[A version of this review appears in the July 30, 2015, edition of the rutland Reader.]
A couple weeks back, I talked about my quest to find a summer TV fling. As you’ll recall, I was discouraged. The Whispers was too dumb to be enjoyable. Wayward Pines, while sufficiently ridiculous, failed to do anything interesting with all its weirdness. And the less said about this season of True Detective the better.
Then I found Mr. Robot, an unexpected delight from the USA network of all places. Created and executive produced by Sam Esmail, Mr. Robot is a moody, paranoid cyberpunk thriller in which a volatile collective of activist hackers wages a cyber war against a malevolent corporation.
At its center is Elliot, a damaged and socially anxious computer programmer working for a small-time cyber security firm in New York. Rami Malek brings a brooding intensity to Elliot whose contempt for the way things are teeters on insufferable but never spills over into outright cynicism or apathy. Beneath his cold exterior is empathy and compassion.
Elliot is a good person who’s very much aware of how broken he is. He tells us as much via fourth-wall leaning monologues where he muses about the state of the world and provides context to his behavior, including a morphine addiction, which is slowly spiraling out of control.
These monologues are closer to voiceover narration than, say, Frank Underwood’s direct-address soliloquies in House of Cards.

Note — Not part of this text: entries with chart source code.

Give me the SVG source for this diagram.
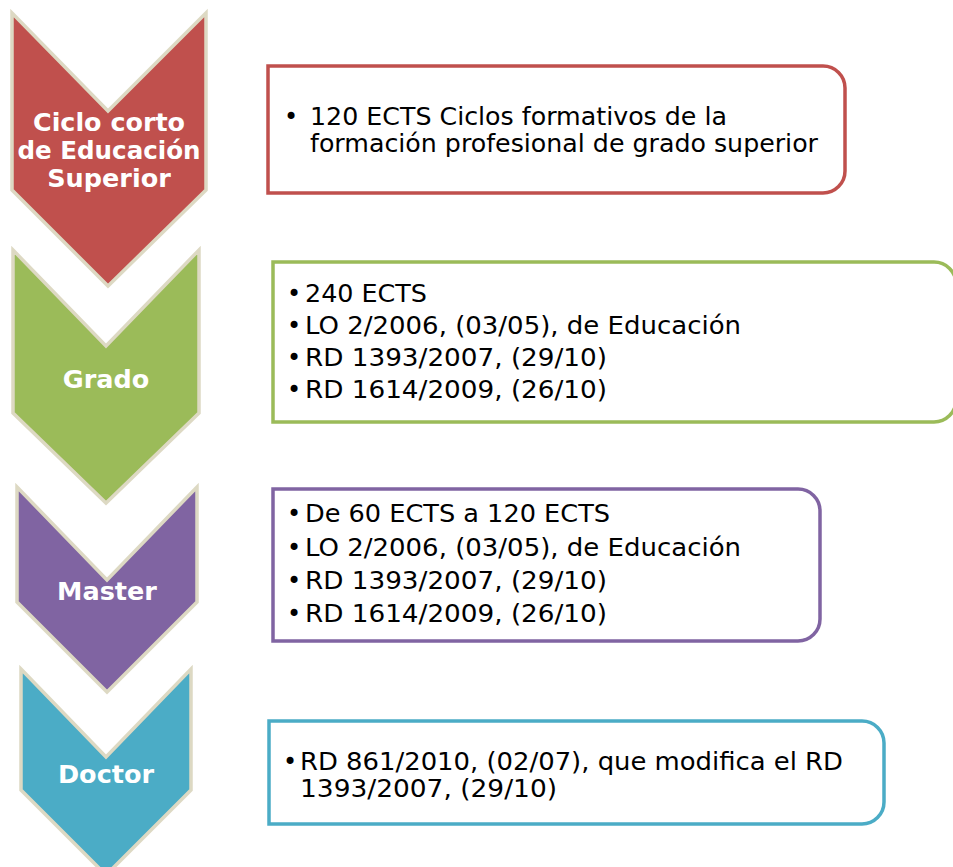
<svg xmlns="http://www.w3.org/2000/svg" width="953" height="867" viewBox="0 0 953 867">
<style>
.chev{stroke:#ddd9c3;stroke-width:3.5;stroke-linejoin:miter}
.lbl{font-family:"DejaVu Sans",Verdana,sans-serif;font-weight:bold;font-size:25.5px;fill:#ffffff;text-anchor:middle}
.box{fill:#ffffff;stroke-width:3.5}
.t{font-family:"DejaVu Sans",Verdana,sans-serif;font-size:24px;fill:#000000}
</style>
<rect width="953" height="867" fill="#ffffff"/>
<g id="n1">
<polygon class="chev" fill="#c0504d" points="12,13 108,111 206,13 206,190 108,286 12,190"/>
<text class="lbl" x="109" y="131" textLength="152" lengthAdjust="spacingAndGlyphs">Ciclo corto</text>
<text class="lbl" x="109" y="159" textLength="183" lengthAdjust="spacingAndGlyphs">de Educación</text>
<text class="lbl" x="109" y="187">Superior</text>
</g>
<g id="n2">
<polygon class="chev" fill="#9bbb59" points="13,250 106,346 199,250 199,413 106,503 13,413"/>
<text class="lbl" x="106" y="388">Grado</text>
</g>
<g id="n3">
<polygon class="chev" fill="#8064a2" points="17,487 107,580 197,487 197,602 107,692 17,602"/>
<text class="lbl" x="107" y="600">Master</text>
</g>
<g id="n4">
<polygon class="chev" fill="#4bacc6" points="21,669 106,757 191,669 191,790 106,875 21,790"/>
<text class="lbl" x="106" y="783">Doctor</text>
</g>
<g id="b1">
<path class="box" stroke="#c0504d" d="M268,66 H823 A22,22 0 0 1 845,88 V171 A22,22 0 0 1 823,193 H268 Z"/>
<text class="t" x="284" y="125">•</text>
<text class="t" x="310" y="125" textLength="417" lengthAdjust="spacingAndGlyphs">120 ECTS Ciclos formativos de la</text>
<text class="t" x="310" y="152" textLength="508" lengthAdjust="spacingAndGlyphs">formación profesional de grado superior</text>
</g>
<g id="b2">
<path class="box" stroke="#9bbb59" d="M273,262 H934 A22,22 0 0 1 956,284 V400 A22,22 0 0 1 934,422 H273 Z"/>
<text class="t" x="287" y="302">•</text>
<text class="t" x="305" y="302" textLength="122" lengthAdjust="spacingAndGlyphs">240 ECTS</text>
<text class="t" x="287" y="334">•</text>
<text class="t" x="305" y="334" textLength="436" lengthAdjust="spacingAndGlyphs">LO 2/2006, (03/05), de Educación</text>
<text class="t" x="287" y="366">•</text>
<text class="t" x="305" y="366" textLength="302" lengthAdjust="spacingAndGlyphs">RD 1393/2007, (29/10)</text>
<text class="t" x="287" y="398">•</text>
<text class="t" x="305" y="398" textLength="302" lengthAdjust="spacingAndGlyphs">RD 1614/2009, (26/10)</text>
</g>
<g id="b3">
<path class="box" stroke="#8064a2" d="M273,489 H798 A22,22 0 0 1 820,511 V619 A22,22 0 0 1 798,641 H273 Z"/>
<text class="t" x="287" y="522">•</text>
<text class="t" x="305" y="522" textLength="305" lengthAdjust="spacingAndGlyphs">De 60 ECTS a 120 ECTS</text>
<text class="t" x="287" y="556">•</text>
<text class="t" x="305" y="556" textLength="436" lengthAdjust="spacingAndGlyphs">LO 2/2006, (03/05), de Educación</text>
<text class="t" x="287" y="589">•</text>
<text class="t" x="305" y="589" textLength="302" lengthAdjust="spacingAndGlyphs">RD 1393/2007, (29/10)</text>
<text class="t" x="287" y="622">•</text>
<text class="t" x="305" y="622" textLength="302" lengthAdjust="spacingAndGlyphs">RD 1614/2009, (26/10)</text>
</g>
<g id="b4">
<path class="box" stroke="#4bacc6" d="M269,721 H862 A22,22 0 0 1 884,743 V802 A22,22 0 0 1 862,824 H269 Z"/>
<text class="t" x="283" y="770">•</text>
<text class="t" x="300" y="770" textLength="543" lengthAdjust="spacingAndGlyphs">RD 861/2010, (02/07), que modifica el RD</text>
<text class="t" x="300" y="797" textLength="257" lengthAdjust="spacingAndGlyphs">1393/2007, (29/10)</text>
</g>
<g id="connectors"></g>
</svg>
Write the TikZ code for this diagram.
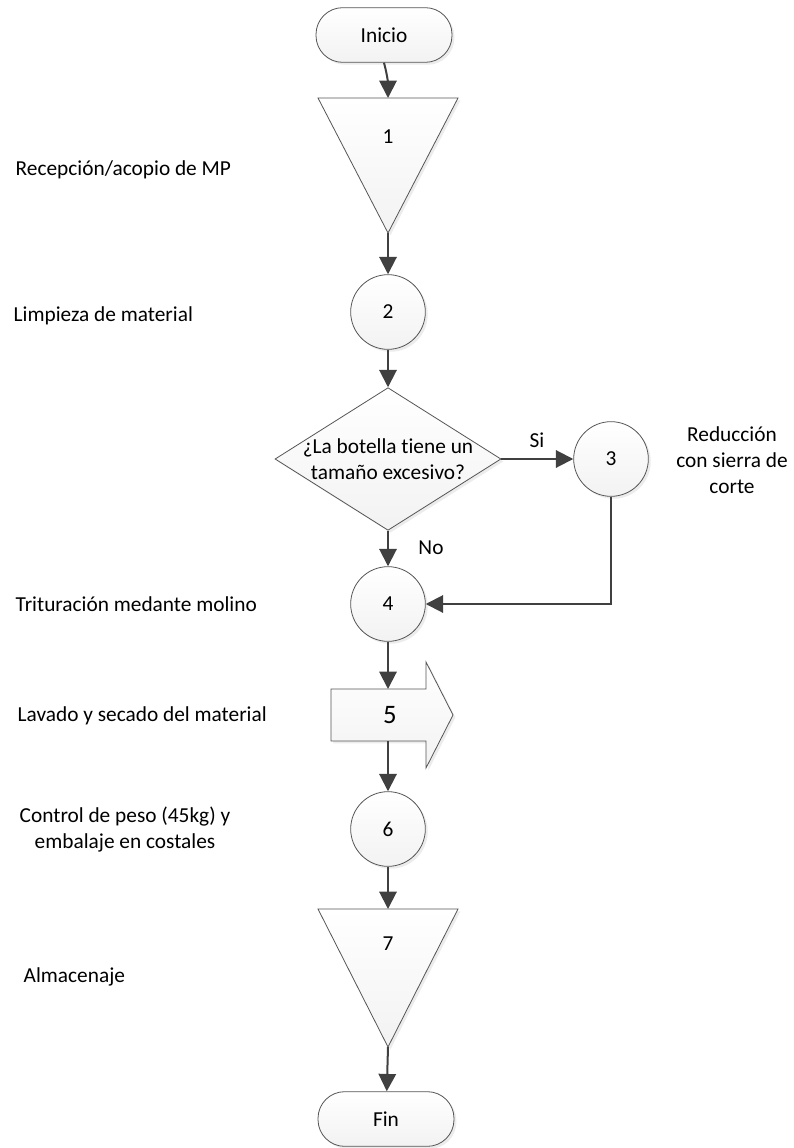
\documentclass[tikz,border=0pt]{standalone}
\usepackage{fontspec}
\setmainfont{Carlito}[Ligatures=NoCommon]
\usetikzlibrary{arrows.meta,shapes.geometric,shadows}
\definecolor{linegray}{HTML}{404040}
\definecolor{edgegray}{HTML}{555555}

\tikzset{
  box/.style={draw=edgegray, line width=0.6pt, top color=white, bottom color=black!5,
    drop shadow={shadow xshift=1.8pt, shadow yshift=-1.8pt, fill=black!25, opacity=0.3}},
  term/.style={box, rectangle, rounded corners=20pt, minimum width=102pt, minimum height=41pt},
  op/.style={box, circle, minimum size=56pt, inner sep=0pt},
  decision/.style={box, diamond, minimum width=169.5pt, minimum height=107pt, inner sep=0pt},
  flow/.style={draw=linegray, line width=1.5pt, -{Triangle[length=13pt,width=13pt]}},
  step label/.style={anchor=west},
}

\begin{document}
\begin{tikzpicture}[x=0.75pt, y=-0.75pt, font=\fontsize{16}{19.5}\selectfont]
  \useasboundingbox (0,0) rectangle (793,1148);

  % inicio y fin
  \node[term] (inicio) at (384,35) {Inicio};
  \node[term] (fin) at (386,1119) {Fin};

  % almacenaje de materia prima
  \coordinate (t1n) at (388,98);
  \coordinate (t1s) at (388,233);
  \draw[box] (318,98) -- (458,98) -- (t1s) -- cycle;
  \node (n1) at (388,137) {1};

  \node[op] (c2) at (388,312) {2};

  % pregunta
  \node[decision, label={[align=center]center:¿La botella tiene un\\tamaño excesivo?}] (dec) at (388,459) {};
  \node[op] (c3) at (611,459) {3};
  \node[op] (c4) at (388,604) {4};

  % transporte
  \coordinate (a5n) at (388,689);
  \coordinate (a5s) at (388,741);
  \draw[box] (331,689) -- (426,689) -- (426,662) -- (453,715) -- (426,768) -- (426,741) -- (331,741) -- cycle;
  \node[font=\fontsize{20}{24}\selectfont] (n5) at (390,715) {5};

  \node[op] (c6) at (388,829) {6};

  % almacenaje final
  \coordinate (t7n) at (388,909);
  \coordinate (t7s) at (388,1047);
  \draw[box] (318,909) -- (458,909) -- (t7s) -- cycle;
  \node (n7) at (388,944) {7};

  % conectores
  \draw[flow] (inicio.south) to[out=-75,in=90] (t1n);
  \draw[flow] (t1s) -- (c2);
  \draw[flow] (c2) -- (dec);
  \draw[flow] (dec) -- (c3);
  \draw[flow] (dec) -- (c4);
  \draw[flow] (c3) |- (c4);
  \draw[flow] (c4) -- (a5n);
  \draw[flow] (a5s) -- (c6);
  \draw[flow] (c6) -- (t7n);
  \draw[flow] (t7s) -- (fin);

  \node (si) at (537,440) {Si};
  \node (no) at (431,548) {No};

  % descripciones
  \node[step label] at (11,170) {Recepción/acopio de MP};
  \node[step label] at (9,316) {Limpieza de material};
  \node[align=center] at (732,460) {Reducción\\con sierra de\\corte};
  \node[step label] at (11,604) {Trituración medante molino};
  \node[step label] at (13,716) {Lavado y secado del material};
  \node[align=center] at (125,830) {Control de peso (45kg) y\\embalaje en costales};
  \node[step label] at (19,977) {Almacenaje};
\end{tikzpicture}
\end{document}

And where many TV shows often use such a device as a dumping ground for exposition, here it is effectively deployed to give depth to the character. Early on, we get the sense that Elliot is an unreliable narrator prone to delusions. As the season progresses, that suspicion is born out as it becomes increasingly difficult to tell what is really happening and what is in Eliot’s head.
The central story arc of the series kicks off when a white hat hacker collective called fsociety recruits Elliot to help take down E Corp — affectionately referred to throughout as “Evil Corp” — a powerful global corporation that feels like a cross between Google, Bank of America and Halliburton.
The plan is to hack the company and erase the world’s debt, ushering in a new age of freedom and democracy through total economic collapse. Or something. It’s all fairly vague and annoyingly facile, to be honest. Would this actually work? I suspect this scheme would only make things worse for the very people these hackers are trying to help. Like fsociety, it’s best if we don’t over think it. Fortunately, the show’s strong characters and muted, slow-burn tone compensates for such shortcomings.
(This plan is also very similar of Fight Club, which is not the only place where shades of the book and film are present.)
Leading the hackers is the enigmatic Mr. Robot, a crusty anarchist played by Christian Slater who’s at peak Christian Salter here. Even masked and with his voice distorted, Slater’s Slater-ness shines through as he delivers opaque threats via Anonymous-style videos. Mr. Robot displays a dangerous combination of revolutionary zeal and unwavering tunnel vision. For him, the ends will always justify the means.
It’s in the Mr. Robot character where I find the closest parallel to Fight Club. I have a theory that he may be the Tyler Durden of this show — an alter ego created by Eliot to do the things his prime personality has suppressed. While the show provides enough evidence to make this theory plausible, it’s not an especially original twist. If this id the direction, we’re headed, I hope Esmail has found a fresh way to pull it off.
The supporting cast is strong even if they don’t have much to do than bounce off of Elliot. Portia Doubleday plays Angela, Elliot’s childhood friend, coworker and unrequited love, whose own hacker headaches are becoming increasingly tangled with Elliot’s.
As Shayla, Frankie Shaw is another Fight Club echo as Eliot’s very Helena Bonham Carter-y drug dealer and girlfriend. Darlene (Carly Chaikin), meanwhile, is an fsociety hacker whose dedication to the cause veers into recklessness.
The most interesting member of the supporting cast, however, is Tyrell Wellick, an ambitious and hubristic E Corp executive who’s been keeping tabs on Elliot. Martin Wallström does a solid job selling Wellick’s simmering megalomania as the show sets him up as Eliot’s chief antagonist. Wellick is an unsettling and intimidating presence — a man who takes what he wants and, like Mr. Robot, maintains a laser-like focus on his objectives.
Thematically, Mr. Robot is fairly heavy handed. Esmail’s Occupy Wall Street rhetoric can come off as strident and simplistic. At times, the show’s overarching philosophy feels like it was cooked up by a college freshman who just discovered Noam Chomsky. That said, the politics largely don’t detract from the show’s many positives.
I may have set out looking for an easy summer fling, but Mr. Robot gave me more than I bargained for. This show has a quiet intensity that is both exhilarating and suffocating (in a good way). It’s an unexpected thrill definitely worth checking out.